Does Exit Velocity Tell You More Than Batting Average in 2026?

Yes, in almost every meaningful context. Exit velocity and related Statcast metrics stabilize faster and predict future performance better than batting average ever has. A hitter's hard-hit rate, defined as balls hit 95 mph or harder, starts to tell a real story within 50 to 75 batted ball events. That might be three weeks into the season.

This is one of the reasons baseball analytics has evolved so dramatically. When all you had was box scores, batting average was the best available measure of hitting quality. Now that we have spin rate, launch angle, sprint speed, and exit velocity on every single play, batting average looks almost quaint. It's still meaningful over a full season, but it's the last stat worth checking in April.

The best predictive combo in early-season MLB? Exit velocity plus strikeout rate plus walk rate. Those three together give you a real picture of what a hitter is doing at the plate, regardless of what the actual hit count looks like.

If you want to put this knowledge to work on real player predictions this season, Download GAGE and compete on stat predictions scored against the true implied odds.

FAQ

How many at-bats does it take for a batting average to be reliable?

Around 600 at-bats, which is roughly one full MLB season for a regular starter. Below that threshold, luck from balls in play is distorting the number more than actual skill is.

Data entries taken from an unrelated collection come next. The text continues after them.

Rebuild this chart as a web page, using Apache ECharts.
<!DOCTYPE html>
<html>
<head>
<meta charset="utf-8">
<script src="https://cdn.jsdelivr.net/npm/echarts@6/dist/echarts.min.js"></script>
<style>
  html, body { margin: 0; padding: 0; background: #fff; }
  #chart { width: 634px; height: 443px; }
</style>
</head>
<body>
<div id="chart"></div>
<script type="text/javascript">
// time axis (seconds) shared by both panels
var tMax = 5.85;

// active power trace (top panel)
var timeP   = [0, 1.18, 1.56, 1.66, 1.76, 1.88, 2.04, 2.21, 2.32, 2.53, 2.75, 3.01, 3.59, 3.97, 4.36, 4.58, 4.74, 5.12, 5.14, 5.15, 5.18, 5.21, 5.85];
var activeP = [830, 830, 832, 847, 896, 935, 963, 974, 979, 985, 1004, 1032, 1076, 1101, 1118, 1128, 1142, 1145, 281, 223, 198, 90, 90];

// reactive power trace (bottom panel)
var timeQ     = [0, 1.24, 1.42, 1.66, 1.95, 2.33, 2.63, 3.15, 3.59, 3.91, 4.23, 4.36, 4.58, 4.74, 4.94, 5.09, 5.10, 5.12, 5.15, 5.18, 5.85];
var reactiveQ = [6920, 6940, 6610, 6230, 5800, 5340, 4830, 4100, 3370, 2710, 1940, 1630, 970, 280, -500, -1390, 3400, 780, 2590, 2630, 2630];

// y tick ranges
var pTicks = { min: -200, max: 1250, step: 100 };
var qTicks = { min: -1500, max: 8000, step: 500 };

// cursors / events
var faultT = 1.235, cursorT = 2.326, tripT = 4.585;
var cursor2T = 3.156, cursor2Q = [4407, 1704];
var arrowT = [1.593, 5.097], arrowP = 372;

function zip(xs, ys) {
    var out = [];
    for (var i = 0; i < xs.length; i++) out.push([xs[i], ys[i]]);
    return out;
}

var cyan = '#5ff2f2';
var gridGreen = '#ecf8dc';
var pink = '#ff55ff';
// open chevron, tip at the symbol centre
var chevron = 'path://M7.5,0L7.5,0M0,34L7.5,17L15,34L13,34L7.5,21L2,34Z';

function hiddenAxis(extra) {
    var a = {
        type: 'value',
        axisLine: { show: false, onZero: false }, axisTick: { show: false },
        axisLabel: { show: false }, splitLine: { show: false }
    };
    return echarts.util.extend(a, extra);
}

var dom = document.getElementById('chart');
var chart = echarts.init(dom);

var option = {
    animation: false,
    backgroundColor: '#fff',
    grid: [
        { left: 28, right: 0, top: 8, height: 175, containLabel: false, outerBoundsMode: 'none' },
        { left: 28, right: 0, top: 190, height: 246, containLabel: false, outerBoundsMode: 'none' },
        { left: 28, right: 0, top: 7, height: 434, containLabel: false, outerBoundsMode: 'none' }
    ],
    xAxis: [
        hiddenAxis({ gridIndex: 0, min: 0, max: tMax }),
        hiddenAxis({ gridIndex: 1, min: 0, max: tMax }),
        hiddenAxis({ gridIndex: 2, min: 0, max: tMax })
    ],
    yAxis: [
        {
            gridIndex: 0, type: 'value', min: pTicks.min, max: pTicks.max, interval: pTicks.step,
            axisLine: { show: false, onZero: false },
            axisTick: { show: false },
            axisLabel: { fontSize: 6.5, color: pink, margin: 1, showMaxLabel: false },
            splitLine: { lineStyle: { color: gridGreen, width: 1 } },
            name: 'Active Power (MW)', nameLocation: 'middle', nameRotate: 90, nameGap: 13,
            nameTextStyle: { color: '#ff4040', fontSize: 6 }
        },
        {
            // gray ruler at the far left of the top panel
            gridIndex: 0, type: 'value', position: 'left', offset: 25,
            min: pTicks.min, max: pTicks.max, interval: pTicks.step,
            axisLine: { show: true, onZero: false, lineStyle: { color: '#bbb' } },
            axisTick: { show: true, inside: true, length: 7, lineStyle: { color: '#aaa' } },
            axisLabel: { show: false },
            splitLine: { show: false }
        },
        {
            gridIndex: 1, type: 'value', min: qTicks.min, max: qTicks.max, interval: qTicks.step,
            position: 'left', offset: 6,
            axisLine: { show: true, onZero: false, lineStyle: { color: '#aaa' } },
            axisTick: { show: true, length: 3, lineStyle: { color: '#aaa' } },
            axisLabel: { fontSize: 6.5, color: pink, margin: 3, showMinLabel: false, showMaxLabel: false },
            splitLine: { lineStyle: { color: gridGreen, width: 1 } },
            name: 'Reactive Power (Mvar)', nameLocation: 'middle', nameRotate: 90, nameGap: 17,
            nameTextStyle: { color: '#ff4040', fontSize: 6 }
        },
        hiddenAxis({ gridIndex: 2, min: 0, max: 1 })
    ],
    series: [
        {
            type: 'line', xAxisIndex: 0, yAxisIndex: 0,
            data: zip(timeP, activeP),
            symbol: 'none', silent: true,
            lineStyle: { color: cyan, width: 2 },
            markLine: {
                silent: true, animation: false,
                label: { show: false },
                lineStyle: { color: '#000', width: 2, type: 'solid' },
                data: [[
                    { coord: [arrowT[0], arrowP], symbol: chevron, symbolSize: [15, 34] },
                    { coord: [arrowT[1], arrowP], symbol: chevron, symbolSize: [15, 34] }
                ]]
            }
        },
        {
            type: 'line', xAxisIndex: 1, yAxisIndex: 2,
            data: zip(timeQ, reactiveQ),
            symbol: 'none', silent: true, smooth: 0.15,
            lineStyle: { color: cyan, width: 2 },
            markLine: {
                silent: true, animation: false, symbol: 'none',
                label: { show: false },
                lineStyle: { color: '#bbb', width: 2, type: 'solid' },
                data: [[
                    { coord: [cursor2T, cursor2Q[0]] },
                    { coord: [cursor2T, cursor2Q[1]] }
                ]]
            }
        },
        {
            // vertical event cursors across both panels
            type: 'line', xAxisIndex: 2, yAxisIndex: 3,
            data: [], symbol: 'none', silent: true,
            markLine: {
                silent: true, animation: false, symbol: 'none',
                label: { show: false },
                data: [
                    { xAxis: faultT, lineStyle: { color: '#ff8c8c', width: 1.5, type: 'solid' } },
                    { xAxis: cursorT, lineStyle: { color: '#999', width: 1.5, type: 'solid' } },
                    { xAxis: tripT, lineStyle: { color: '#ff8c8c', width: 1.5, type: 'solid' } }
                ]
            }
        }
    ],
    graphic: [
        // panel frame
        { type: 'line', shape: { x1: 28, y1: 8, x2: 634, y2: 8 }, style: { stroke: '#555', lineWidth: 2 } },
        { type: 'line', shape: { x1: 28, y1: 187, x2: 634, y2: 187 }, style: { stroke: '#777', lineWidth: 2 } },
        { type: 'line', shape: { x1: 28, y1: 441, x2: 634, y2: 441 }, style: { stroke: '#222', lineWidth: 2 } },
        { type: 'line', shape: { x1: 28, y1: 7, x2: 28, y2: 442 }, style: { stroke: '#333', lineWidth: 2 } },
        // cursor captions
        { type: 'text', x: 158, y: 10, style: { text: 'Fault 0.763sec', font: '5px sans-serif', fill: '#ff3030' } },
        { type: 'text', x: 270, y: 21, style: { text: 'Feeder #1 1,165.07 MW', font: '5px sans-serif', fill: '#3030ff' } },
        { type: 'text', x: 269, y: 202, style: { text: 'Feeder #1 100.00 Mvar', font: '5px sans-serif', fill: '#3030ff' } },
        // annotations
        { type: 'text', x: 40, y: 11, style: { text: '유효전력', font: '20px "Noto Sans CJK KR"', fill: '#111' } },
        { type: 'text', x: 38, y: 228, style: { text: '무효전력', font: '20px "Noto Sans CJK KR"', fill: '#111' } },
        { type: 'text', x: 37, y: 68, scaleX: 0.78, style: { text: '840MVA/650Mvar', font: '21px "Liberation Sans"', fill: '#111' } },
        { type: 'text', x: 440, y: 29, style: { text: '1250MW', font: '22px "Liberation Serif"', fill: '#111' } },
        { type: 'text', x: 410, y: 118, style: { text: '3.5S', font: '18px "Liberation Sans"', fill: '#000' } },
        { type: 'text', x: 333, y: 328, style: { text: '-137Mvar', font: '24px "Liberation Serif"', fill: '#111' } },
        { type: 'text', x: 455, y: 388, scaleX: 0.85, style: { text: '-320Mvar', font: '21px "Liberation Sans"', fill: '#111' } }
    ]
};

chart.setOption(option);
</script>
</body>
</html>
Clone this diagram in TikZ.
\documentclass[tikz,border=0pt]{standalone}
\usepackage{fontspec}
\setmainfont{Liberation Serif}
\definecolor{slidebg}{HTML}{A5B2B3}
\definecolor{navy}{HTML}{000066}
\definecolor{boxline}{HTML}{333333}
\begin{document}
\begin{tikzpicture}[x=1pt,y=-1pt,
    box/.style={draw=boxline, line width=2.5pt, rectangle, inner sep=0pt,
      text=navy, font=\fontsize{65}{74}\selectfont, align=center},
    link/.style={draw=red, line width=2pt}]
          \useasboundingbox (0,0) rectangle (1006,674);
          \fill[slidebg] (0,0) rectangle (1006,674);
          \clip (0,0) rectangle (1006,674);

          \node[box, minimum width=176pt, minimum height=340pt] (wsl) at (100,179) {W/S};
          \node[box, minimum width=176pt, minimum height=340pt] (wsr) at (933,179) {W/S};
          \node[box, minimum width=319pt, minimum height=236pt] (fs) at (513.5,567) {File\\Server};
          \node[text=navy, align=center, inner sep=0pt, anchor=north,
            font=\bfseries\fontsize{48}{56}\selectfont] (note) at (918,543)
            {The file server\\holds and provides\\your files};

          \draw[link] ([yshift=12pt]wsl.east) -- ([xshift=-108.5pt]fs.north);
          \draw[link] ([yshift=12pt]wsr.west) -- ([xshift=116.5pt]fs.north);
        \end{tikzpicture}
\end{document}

Which MLB stats are trustworthy early in the season?

Strikeout rate and walk rate stabilize fastest, within about 150 to 200 plate appearances. Exit velocity metrics from Statcast are meaningful even earlier, often within 50 to 75 batted ball events. Batting average is the last stat to trust in small samples.

What is BABIP and why does it make batting average unreliable?

BABIP stands for batting average on balls in play. It captures the role of luck and defense in determining whether a batted ball becomes a hit. Because so many hits depend on where fielders are positioned and whether a ball finds a gap, BABIP bounces around dramatically in small samples, dragging batting average with it.